Transgender high school sophomores Terry Miller and Andraya Yearwood came in first and second place respectively in the 100-meter race at Connecticutt’s State Open Finals this month. Miller also won the top prize for the 200-meter race. She and Yearwood were born male, but they now identify as females, whatever that means.
Wow, what a coincidence! The only transgender females running, and they finished first and second! What are the odds of that?
“Some parents within Connecticut’s high school track and field circle expressed outrage,” ABC News notes. Some?
It is astounding to me that any parents or runners—though the students are subject to daily PC brainwashing, so I’m sure that’s a factor—put up with the ridiculous and anti-competitive Connecticut Athletic Conference rules. They generously allow high school athletes to compete based on the gender with which they identify.
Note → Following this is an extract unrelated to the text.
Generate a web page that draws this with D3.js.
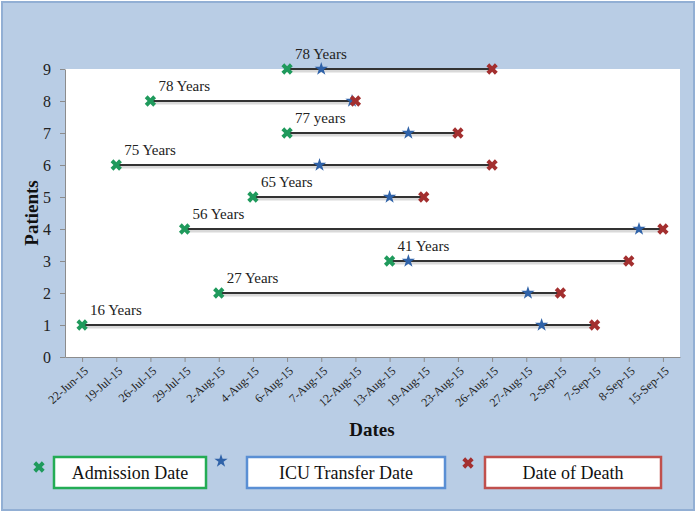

Says ABC in another masterpiece of equivocation, “Critics say the rules give male-to-female transgender people a competitive edge over cisgender women — whose biological sex matches their gender identity — because some have higher testosterone levels than non-trans females.”
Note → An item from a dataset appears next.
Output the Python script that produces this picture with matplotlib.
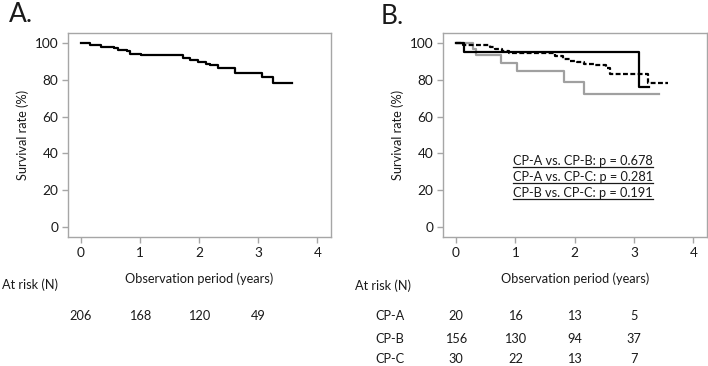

Oh, critics say that, do they? How about a slight edit: “Male-to-female transgender people have competitive edge over cisgender women whose biological sex matches their gender identity because some have higher testosterone levels than non-trans females.”
“I think it’s unfair to the girls who work really hard to do well and qualify for Opens and New Englands [competitions],” sophomore sprinter Selina Soule, who finished sixth in the 100-meter State Open Finals, told the Hartford Courant. “These girls, they’re just coming in and beating everyone. I have no problem with them wanting to be a girl.”
That is, “Not that there’s anything wrong with that.”